There are two hypotheses attempting to explain the possible causal relationship between physical activity and health in children and adolescents [25]. First, children with low levels of physical activity are more likely to develop degenerative diseases in adulthood. Thus, the practice of physical activity during childhood can induce biomechanical, physiological and psychological changes, which manifest themselves as chronic beneficial adaptations that persist throughout adulthood. Second, the habit of physical activity acquired during childhood persists into adulthood and plays a vital role in the prevention of cardiovascular disease.

This question was raised over two decades ago, but to date, the minimum amount of physical activity required to prevent and treat the clustering of metabolic risk factors in the pediatric population remains uncertain. Since 2000, the U.S. Department of Agriculture has recommended that children and adolescents should participate in at least 60 minutes of MVPA on most days of the week, preferably daily [26]. This recommendation was endorsed by the Global Recommendations on Physical Activity for Health, 2010 [6]. However, as this amount of physical activity is easily achieved by most adolescents, especially younger children, the question remains: Is 60 minutes per day of MVPA sufficient to provide a healthy metabolic profile?

Andersen et al. [11] conducted a survey with 1732 schoolchildren to evaluate the association of objectively measured physical activity with the aggregation of risk factors for cardiovascular disease. The authors found a progressive increase in the values of the odds ratio for the clustering of risk factors compared with the most active quintile (5th quintile: 131 minutes per day; 4th quintile: 88 min.; 3rd quintile: 70 min., 2nd quintile: 53 min.; 1st quintile: 34 min.). The amount of physical activity necessary to prevent the clustering of risk factors for cardiovascular disease in adolescents should be 90 minutes of daily physical activity of at least moderate intensity rather than the current recommendation of one hour per day. This recommendation is supported by the findings of the present study in which we observed that adolescents must perform at least 88 min / day of MVPA to maintain a lifestyle that promotes a healthy metabolic profile.
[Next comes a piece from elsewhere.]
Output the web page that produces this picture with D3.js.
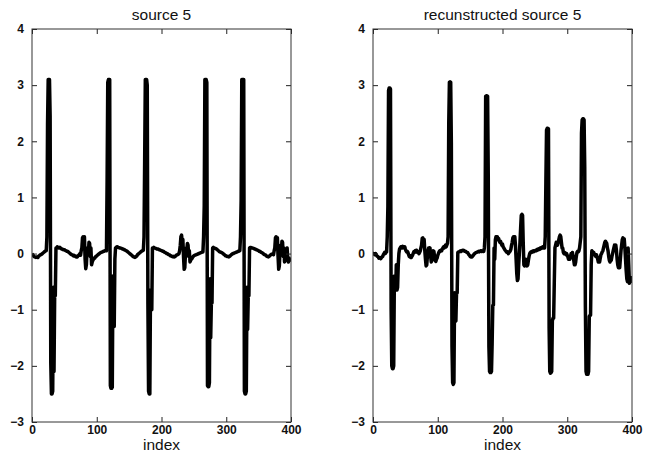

Based on studies assessing the association between PA and metabolic risk, it seems logical that young people should be encouraged to replace some sedentary time with light physical activity and then proceed to moderate-intensity activities. A gradual increase in PA must achieve a sufficient level to normalize the metabolic profile, using unstructured and enjoyable activities to maintain exercise adherence [14, 27].

A limitation of this study was the employment of the sample mean value in the calculation of the MetSynd risk score; thus, caution is needed in extrapolating results. Key strengths of this study were the representative sample of Brazilian adolescents and the use of an objective measure of physical activity.

Future research in this area should investigate the optimal amount of physical activity to promote health in children and adolescents. Alternative designs are preferred because cross-sectional studies do not guarantee the temporal precedence of variables and limit the extrapolation of the observations.

Conclusions

The results of this study reinforce previous evidence that physical activity, especially activity of moderate to vigorous intensity, is inversely related to the continuous risk score of MetSynd in adolescents. Based on the analyses conducted, it is suggested that adolescents perform at least 88 min/day of MVPA to promote a healthy metabolic profile. These activities should include games, sports, recreation, planned exercises, and transportation, both in the context of school and in the community.